Mr. Rogers, I am assuming this is a Lease of a Texas property? In Texas, which is not a forced pooling state, it is always a risk to lease to a party who is not doing the drilling because the drilling company does not have to buy the lease or agree for your Lessee to participate in their well. When any entity leases your interest they assume the responsibility of drilling you a well, so if the provisions of the lease or the cost of the lease you signed are deemed to be unreasonable to the drilling company, you may never see any royalty payments from your lease.

Thank you TennisDaze, Darrel_Mensey and Edward_Brawner for the information.

We are in Texas. And we did sign the lease through our lawyer. I guess we didn’t realize that we were signing the lease with a third party and not the company doing the drilling. We obviously don’t have a clue how to handle the mineral right we inherited. I assume our lawyer did and still thought it was a decent lease to agree to. At first our lawyer told us that the oil company doing the drilling would not recognize the interest. Since then he contacted us and told us that the landman we signed the lease with was working with the oil company for JOA. The wells on these acres have been producing since Oct/Nov 2018. If a JOA is agreed upon will we be able to recover back payments for the production that has been made already? This is assuming the cost of the wells have been covered.
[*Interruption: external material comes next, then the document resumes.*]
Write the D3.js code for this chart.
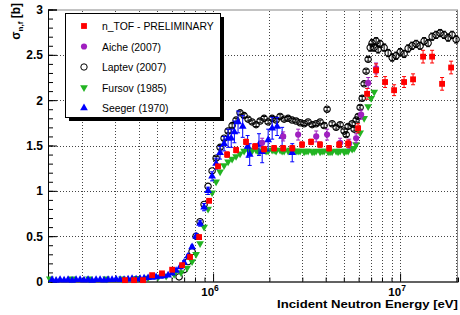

Thank you very much for your assistance. We inherited these rights and are just beginning to learn the oil and gas business. Which we are learning isn’t easy.

M. Rogers

Mr. Rogers: If your Lessee did enter into a JOA, then either he or the Drilling Company will be responsible in paying you royalties from the date of first production. Who pays the royalties under your lease is detailed in the JOA; usually the drilling company is named “Operator” in the JOA and the Operator will many times want to be sure the royalties for the leases are paid. Feel free to contact the company who drilled the well(s). They will be able to tell you if your Lessee is a Non-Operator under a JOA that includes your lease. I would think if your lease was included you should have gotten a Tax Bill from the county taxing authorities (Appraisal District, Tax Assessor Collector, and or ISD) if the production was established in 2018. I do contract work for several large Operators and can most likely get you the contact information you need if you want to contact the Operator.